Untuk mendapatkan gambaran sajian buku sains Jepang, maka saya tampilkan foto di bawah ini.

Keterangan gambar :
Gb kiri atas adalah sampul buku sains IPA kelas 3,4,5,dan 6
Gb kanan atas adalah salah satu halaman buku sains kelas 6
Gb bawah adalah salah satu bentuk evaluasi buku sains kelas 4
Urutan penyajian salah satu buku sains kelas 6 SD Jepang adalah sebagai berikut : 1)Fushigi o mitsukeyou (Mari kita temukan rahasia/misteri); 2) Shiraberu keikaku o tateyou (Mari kita rancang metode/teknik penelitiannya); 3) Shirabeyou (mari kita teliti/cari); 4. kekka o matomeyou (mari kita simpulkan hasilnya).
Hal lain yang membuat iri adalah bahwa semua buku sains SD dan SMP disediakan gratis oleh pemerintah, karena merupakan bagian dari program wajib belajar.

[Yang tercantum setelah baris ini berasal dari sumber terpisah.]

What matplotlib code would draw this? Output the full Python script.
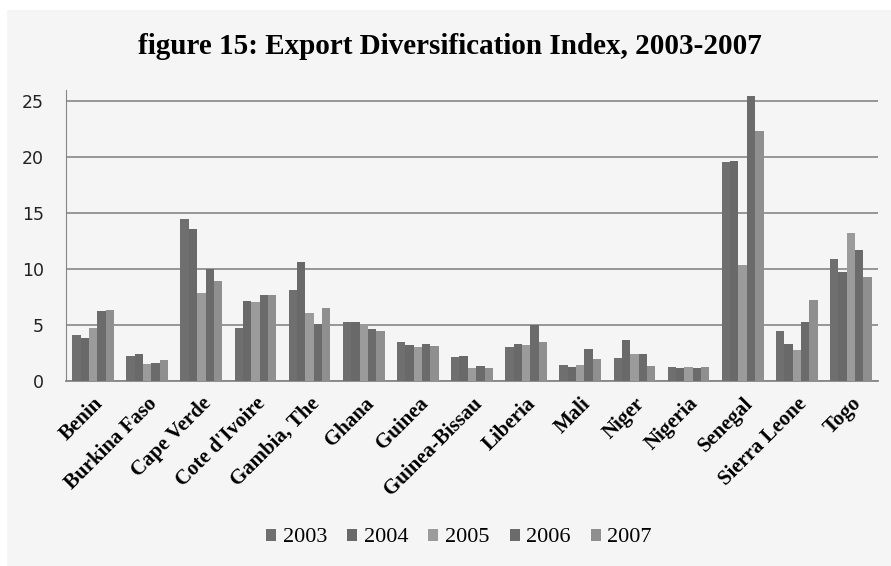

Mengajak anak untuk menggemari sains diawali dengan memotivasi anak membaca buku-buku sains, dan yang pertama kali harus mereka minati adalah buku pelajaran. Literasi sains, yaitu kemampuan anak menguasai pengetahuan sains, membaca, menulis dan mengkomunikasikan sains dicapai dengan bahan ajar yang menekankan hal itu. Agar semua anak tertarik untuk membacanya, maka buku sains harus disajikan dengan menarik, dan diajarkan dengan menekankan aspek “pengalaman”, artinya anak harus menemukan sendiri pengetahuan sainsnya melalui proses penelitian, observasi, membandingkan, menestimasi, memberi perlakuan, menginterpretasi, hingga menyimpulkan.